Group leads field in bid to clinch 200,000 sq ft City of London site

British Land is in pole position to partner the City of London for a redevelopment of the Fruit & Wool Exchange, south of London’s Spitalfields market.

It is thought the FTSE 100 group is to be recommended as the preferred developer to City corporation members next month, ahead of two other shortlisted companies, Exemplar Properties and Terrace Hill.

The City-owned site is bounded by Brushfield Street, Commercial Street, White’s Row and Crispin Street. It could accommodate a 200,000 sq ft office and retail-led scheme, but will require a fairly complex development arrangement.

If British Land is formally appointed by the City it will pay between £2m and £5m for the option to the site and then have to secure planning permission.

Once planning permission has been obtained, it will pay an unspecified amount to the City and will be granted a long lease for the site. It must then finance the development.

There is also a clause specifying that the City must be given a share in the development profit.

The site has had a complicated history.

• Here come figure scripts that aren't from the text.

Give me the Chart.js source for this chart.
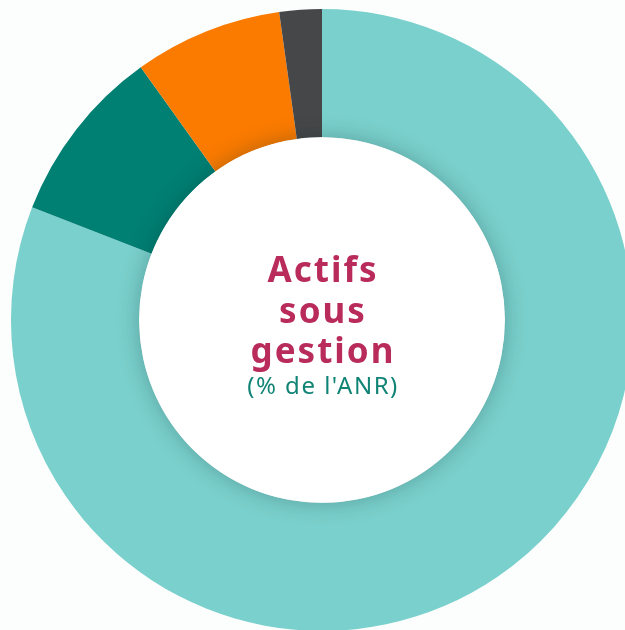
<!DOCTYPE html>
<html><head><meta charset="utf-8">
<script src="https://cdn.jsdelivr.net/npm/chart.js@4"></script>
<style>
html,body{margin:0;padding:0;width:625px;height:630px;overflow:hidden;background:#fcfefe;}
#wrap{position:absolute;left:11px;top:9px;width:622px;height:622px;}
</style></head>
<body>
<div id="wrap"><canvas id="c"></canvas></div>
<script>
const categories = ["Catégorie A", "Catégorie B", "Catégorie C", "Catégorie D"];
const values = [80.9, 9.2, 7.7, 2.2];
const colors = ["#7ad0cc", "#007f73", "#fb7b00", "#464749"];
const titleLines = ["Actifs", "sous", "gestion"];
const subtitle = "(% de l'ANR)";

const centerPlugin = {
  id: 'center',
  afterDatasetsDraw(chart) {
    const meta = chart.getDatasetMeta(0);
    const arc = meta.data[0];
    const ctx = chart.ctx;
    const x = arc.x, y = arc.y, r = arc.innerRadius;
    ctx.save();
    ctx.beginPath();
    ctx.arc(x, y, r, 0, Math.PI * 2);
    ctx.fillStyle = '#ffffff';
    ctx.shadowColor = 'rgba(0,40,40,0.28)';
    ctx.shadowBlur = 22;
    ctx.fill();
    ctx.restore();
    ctx.save();
    ctx.textAlign = 'center';
    ctx.textBaseline = 'middle';
    ctx.fillStyle = '#b82b5b';
    ctx.letterSpacing = '2px';
    ctx.font = 'bold 35px "Noto Sans", "Open Sans", sans-serif';
    const ys = [-48, -7, 33];
    titleLines.forEach((t, i) => ctx.fillText(t, x + 1, y + ys[i]));
    ctx.fillStyle = '#128476';
    ctx.letterSpacing = '1.5px';
    ctx.font = '24px "Noto Sans", "Open Sans", sans-serif';
    ctx.fillText(subtitle, x + 1, y + 67);
    ctx.restore();
  }
};

new Chart(document.getElementById('c'), {
  type: 'doughnut',
  data: {
    labels: categories,
    datasets: [{ data: values, backgroundColor: colors, borderWidth: 0, hoverOffset: 0 }]
  },
  options: {
    responsive: true,
    maintainAspectRatio: false,
    animation: false,
    cutout: '58.8%',
    layout: { padding: 0 },
    plugins: { legend: { display: false }, tooltip: { enabled: false } }
  },
  plugins: [centerPlugin]
});
</script>
</body></html>
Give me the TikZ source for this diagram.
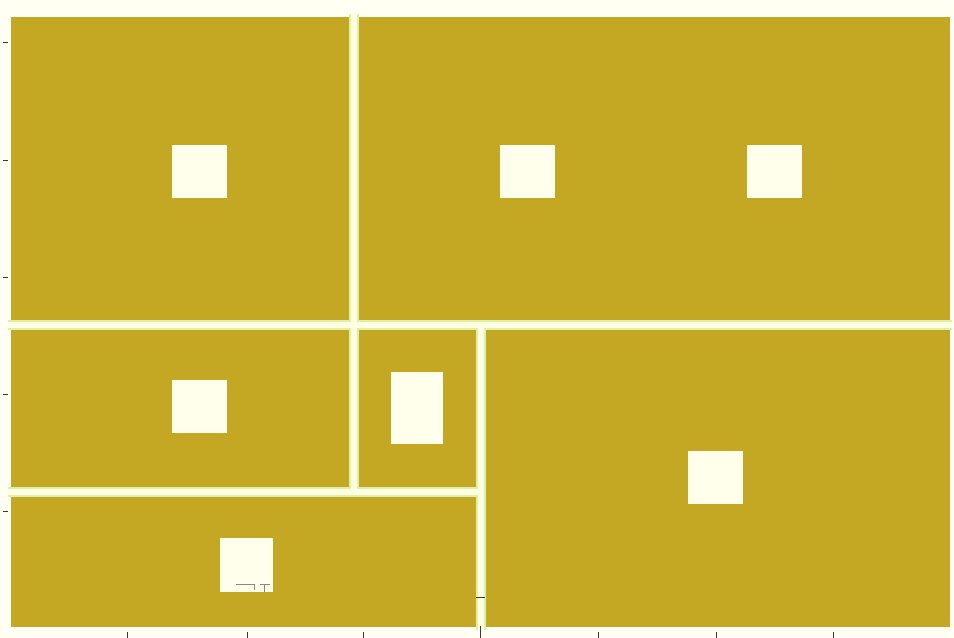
\documentclass[tikz,border=0pt]{standalone}
\usepackage{xcolor}
\usepackage{tikz}
\definecolor{plangold}{HTML}{C4A823}
\definecolor{planwall}{HTML}{FFFFE4}
\definecolor{planglow}{HTML}{DDF2A6}
\definecolor{planpaper}{HTML}{FFFFF4}
\definecolor{plantick}{HTML}{3A3A30}
\definecolor{planbox}{HTML}{FFFFEC}

\begin{document}
\begin{tikzpicture}[
    x=0.02cm,y=-0.02cm,
    floor/.style={fill=plangold},
    wall/.style={draw=planwall, line width=0.13cm, line cap=butt},
    glow/.style={draw=planglow, line width=0.2cm, line cap=butt},
    fixture/.style={fill=planbox},
    tick/.style={draw=plantick, line width=0.5pt}
  ]
    \fill[planpaper] (0,0) rectangle (954,638);
    \useasboundingbox (0,0) rectangle (954,638);

    % floor area
    \fill[floor] (11,17) rectangle (950,627);

    % walls
    \draw[glow] (8,325) -- (952,325);
    \draw[glow] (8,492) -- (478,492);
    \draw[glow] (354,14) -- (354,490);
    \draw[glow] (481,326) -- (481,630);
    \draw[wall] (8,325) -- (952,325);
    \draw[wall] (8,492) -- (478,492);
    \draw[wall] (354,14) -- (354,490);
    \draw[wall] (481,326) -- (481,630);

    % fixtures
    \fill[fixture] (172,145) rectangle (227,198);
    \fill[fixture] (500,145) rectangle (555,198);
    \fill[fixture] (747,145) rectangle (802,198);
    \fill[fixture] (172,380) rectangle (227,433);
    \fill[fixture] (391,372) rectangle (443,444);
    \fill[fixture] (688,451) rectangle (743,504);
    \fill[fixture] (220,538) rectangle (273,592);
    \draw[tick, plantick!60] (236,584) -- (254,584) (254,584) -- (254,590) (260,584) -- (270,584) (264,584) -- (264,592);

    % axis ticks
    \foreach \ty in {42,160,277,394,511}
      \draw[tick] (3,\ty) -- (8,\ty);
    \foreach \tx in {127,247,363,598,716,833}
      \draw[tick] (\tx,632) -- (\tx,638);
    \draw[tick] (480,626) -- (480,638);
    \draw[tick] (476,597) -- (485,597);
  \end{tikzpicture}
\end{document}
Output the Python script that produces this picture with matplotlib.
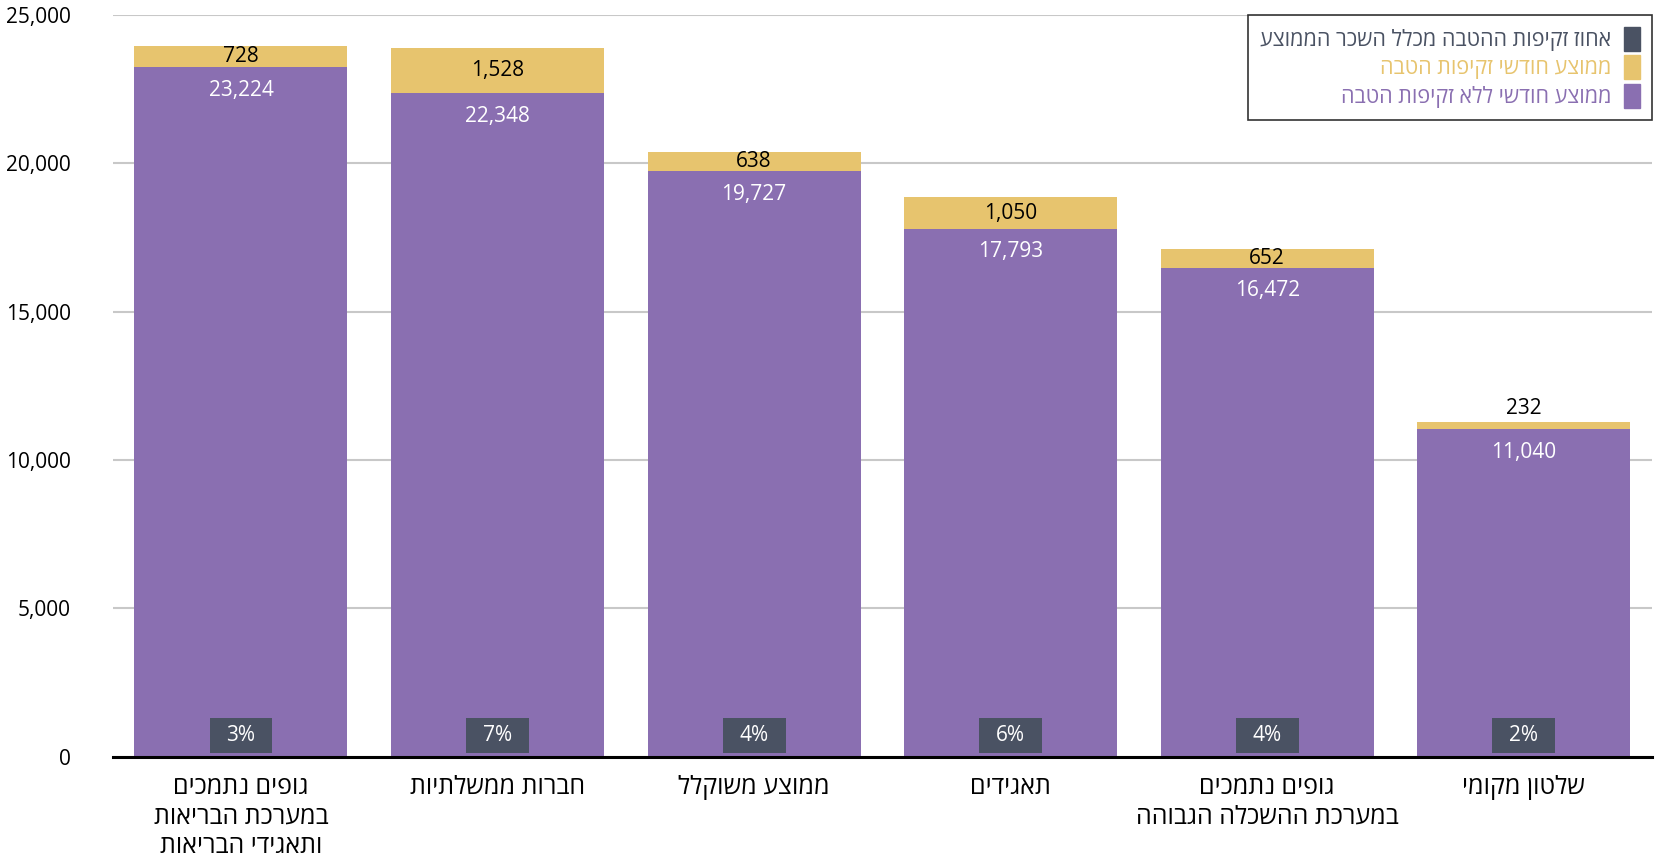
import matplotlib.pyplot as plt
from matplotlib.patches import Patch

plt.rcParams['font.family'] = ['Open Sans', 'DejaVu Sans']

# data
categories = ["גופים נתמכים\nבמערכת הבריאות\nותאגידי הבריאות",
              "חברות ממשלתיות",
              "ממוצע משוקלל",
              "תאגידים",
              "גופים נתמכים\nבמערכת ההשכלה הגבוהה",
              "שלטון מקומי"]
base_pay = [23224, 22348, 19727, 17793, 16472, 11040]
benefit = [728, 1528, 638, 1050, 652, 232]
benefit_pct = [3, 7, 4, 6, 4, 2]
legend_labels = ["אחוז זקיפות ההטבה מכלל השכר הממוצע",
                 "ממוצע חודשי זקיפות הטבה",
                 "ממוצע חודשי ללא זקיפות הטבה"]

PURPLE = '#8a6fb1'
GOLD = '#e7c46e'
DARK = '#4a5263'


def rtl(s):
    # matplotlib has no bidi support, flip each line for display
    return '\n'.join(line[::-1] for line in s.split('\n'))


fig = plt.figure(figsize=(16.57, 8.64), dpi=100)
ax = fig.add_axes([0.068, 0.124, 0.929, 0.859])

x = list(range(len(categories)))
w = 0.83
ax.bar(x, base_pay, width=w, color=PURPLE, zorder=2)
ax.bar(x, benefit, width=w, bottom=base_pay, color=GOLD, zorder=2)
# little dark boxes holding the percentage
ax.bar(x, [1175] * len(x), width=0.245, bottom=140, color=DARK, zorder=3)

for i in x:
    top = base_pay[i] + benefit[i]
    ax.annotate(f"{base_pay[i]:,}", (i, base_pay[i]), xytext=(0, -9),
                textcoords='offset points', ha='center', va='top',
                color='white', fontsize=15, zorder=4)
    if benefit[i] > 500:
        ax.text(i, base_pay[i] + benefit[i] / 2, f"{benefit[i]:,}",
                ha='center', va='center', color='black', fontsize=15, zorder=4)
    else:
        ax.annotate(f"{benefit[i]:,}", (i, top), xytext=(0, 2),
                    textcoords='offset points', ha='center', va='bottom',
                    color='black', fontsize=15, zorder=4)
    ax.text(i, 727, f"{benefit_pct[i]}%", ha='center', va='center',
            color='white', fontsize=15, zorder=4)

ax.set_xlim(-0.5, 5.5)
ax.set_ylim(0, 25000)
ax.set_yticks(range(0, 25001, 5000))
ax.set_yticklabels([f"{v:,}" for v in range(0, 25001, 5000)], fontsize=15)
ax.set_xticks(x)
ax.set_xticklabels([rtl(c) for c in categories], fontsize=18, linespacing=1.25)
ax.tick_params(axis='both', length=0)
ax.tick_params(axis='x', pad=13)
ax.tick_params(axis='y', pad=30)
ax.grid(axis='y', color='#c8c8c8', linewidth=1.5, zorder=0)
for s in ['top', 'right', 'left']:
    ax.spines[s].set_visible(False)
ax.spines['bottom'].set_linewidth(2.2)
ax.spines['bottom'].set_zorder(3)

handles = [Patch(color=DARK), Patch(color=GOLD), Patch(color=PURPLE)]
leg = ax.legend(handles, [rtl(l) for l in legend_labels], loc='upper right',
                bbox_to_anchor=(1.0, 1.0), borderaxespad=0, markerfirst=False,
                prop={'size': 15.5},
                frameon=True, fancybox=False, edgecolor='black',
                handlelength=0.75, handleheight=1.35, handletextpad=0.6,
                labelspacing=0.2, borderpad=0.55)
leg.get_frame().set_linewidth(1.2)
for t, c in zip(leg.get_texts(), [DARK, GOLD, PURPLE]):
    t.set_color(c)

fig.savefig('out.png', dpi=100)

It is owned by the City of London but is within the Tower Hamlets borough and therefore needs planning consent from the latter. It is also in a very sensitive historical area given its proximity to the Nicholas Hawksmoor-designed Christ Church.

One planning application has already been refused. In 2005, Tower Hamlets rejected a Foggo Associates-designed scheme, called New Exchange, to redevelop the site, which would have almost doubled the size of the existing 135,000 sq ft building.

There is also some way to go on securing vacant possession of the site, which is across the road from Allen & Overy’s 750,000 sq ft headquarters. A Barclays bank and a pub still also occupy part of the site.

The City has said it will secure vacant possession of the pub but, as part of any deal, British Land will need to secure vacant possession of Barclays.

If a development agreement goes ahead it will be a significant commitment to the City of London by British Land, which is also developing its Ropemaker office scheme next to Citypoint and has committed to its ‘cheesegrater’ skyscraper on Leadenhall Street.

CB Richard Ellis advised the City. All parties declined to comment.